Tax Breaks for Paying Rent

If you rent your home, no personal tax deductions are available for your monthly rent payments. However, if you rent office, warehouse or retail space for a business, the rent is fully deductible on your business tax return. In addition, working from home can provide you with a tax break for a portion of your rent if you are eligible for the home office deduction.

  1. Self-Employed Home Office Deduction

    • You are eligible for the home office deduction if you operate a business out of your home and use an area exclusively and regularly for business purposes. If you use a spare bedroom as an office, you cannot also use it to accommodate overnight guests, regardless of how infrequent. Compute the percentage of the square footage of your home devoted to your office. Multiply this by your housing expenses, which always include your rent, to arrive at your home office deduction, which you report on Schedule C.

    Employee Home Office

    • As an employee who works at home, you are also eligible to claim a home office deduction, which you calculate in the same way self-employed taxpayers do. You must work at home for the convenience of your employer, and not your own. If your employer pays for your home office, you cannot claim the deduction. Employees report the deduction as a miscellaneous expense on Schedule A.

    Renting for Business

    • When you rent property and use it exclusively for business purposes, you can deduct 100 percent of your rent payments. Also deductible are the expenses that relate to the rental, such as utility charges, insurance premiums and the cost of making repairs to the property.

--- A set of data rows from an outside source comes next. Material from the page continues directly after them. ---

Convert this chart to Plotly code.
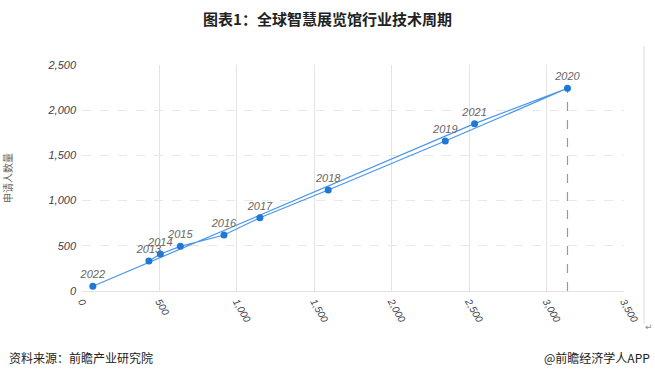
import plotly.graph_objects as go

years = ["2013", "2014", "2015", "2016", "2017", "2018", "2019", "2020", "2021", "2022"]
patents = [432, 506, 635, 917, 1149, 1590, 2346, 3135, 2535, 70]
applicants = [332, 409, 494, 619, 811, 1117, 1659, 2242, 1851, 52]
x_ticks = [0, 500, 1000, 1500, 2000, 2500, 3000, 3500]
y_ticks = [0, 500, 1000, 1500, 2000, 2500]

FONT = "Noto Sans CJK SC"
fig = go.Figure()
fig.add_trace(go.Scatter(
    x=patents, y=applicants, mode="lines+markers+text",
    text=years, textposition="top center",
    textfont=dict(family="Liberation Sans", size=11, color="#666666", style="italic"),
    line=dict(color="#4a97e8", width=1.2),
    marker=dict(color="#1f78d6", size=7),
    cliponaxis=False, hoverinfo="skip",
))
i20 = years.index("2020")
fig.add_shape(type="line", xref="x", yref="y", x0=patents[i20], x1=patents[i20],
              y0=0, y1=applicants[i20], line=dict(color="#999999", width=1.2, dash="dash"), layer="below")

fig.update_layout(
    width=655, height=378,
    margin=dict(l=82, r=31, t=65, b=87, autoexpand=False),
    paper_bgcolor="white", plot_bgcolor="white",
    showlegend=False,
    title=dict(text="<b>图表1：全球智慧展览馆行业技术周期</b>", x=0.5, xanchor="center",
               y=0.947, yanchor="middle", font=dict(family=FONT, size=15, color="#222222")),
    xaxis=dict(range=[0, 3500], tickvals=x_ticks, tickformat=",", tickangle=60,
               showgrid=True, gridcolor="#e3e3e3", gridwidth=1, zeroline=False,
               showline=True, linecolor="#e3e3e3", ticks="", automargin=False,
               tickfont=dict(family="Liberation Sans", size=10, color="#3d3d4d", style="italic")),
    yaxis=dict(range=[0, 2500], tickvals=y_ticks, tickformat=",", automargin=False,
               showgrid=True, gridcolor="#e8e8e8", griddash="dash", zeroline=False,
               showline=False, ticks="", ticklabelstandoff=5,
               title=dict(text="申请人数量", font=dict(family=FONT, size=10, color="#666666"), standoff=34),
               tickfont=dict(family="Liberation Sans", size=11, color="#3d3d4d", style="italic")),
    annotations=[
        dict(text="资料来源：前瞻产业研究院", xref="paper", yref="paper", x=-75/542, y=-66/226,
             xanchor="left", yanchor="middle", showarrow=False,
             font=dict(family=FONT, size=12, color="#222222")),
        dict(text="@前瞻经济学人APP", xref="paper", yref="paper", x=(652-82)/542, y=-66/226,
             xanchor="right", yanchor="middle", showarrow=False,
             font=dict(family=FONT, size=12, color="#222222")),
        dict(text="↵", xref="paper", yref="paper", x=(649-82)/542, y=-36/226,
             xanchor="center", yanchor="middle", showarrow=False,
             font=dict(family="DejaVu Sans", size=9, color="#888888")),
    ],
)
fig.add_shape(type="line", xref="paper", yref="paper", x0=(644-82)/542, x1=(644-82)/542,
              y0=-33/226, y1=245/226, line=dict(color="#dddddd", width=1))
fig.write_html("out.html", config={"displayModeBar": False},
               post_script="document.body.style.margin='0';document.body.style.overflow='hidden';")
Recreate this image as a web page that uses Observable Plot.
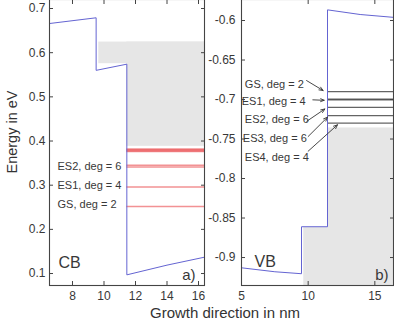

    Reporting Business Rent

    • You report your rent payments on the appropriate tax form for your business structure. For example, sole proprietors report rent expenses on Schedule C, whereas corporations report it on Form 1120. The IRS requires that your rent be reasonable for its size and location. This becomes more significant when you rent from a relative. In this case, the IRS may scrutinize the expense more closely to insure that your rent doesn’t include any nondeductible expenses when the amount exceeds the fair rental value.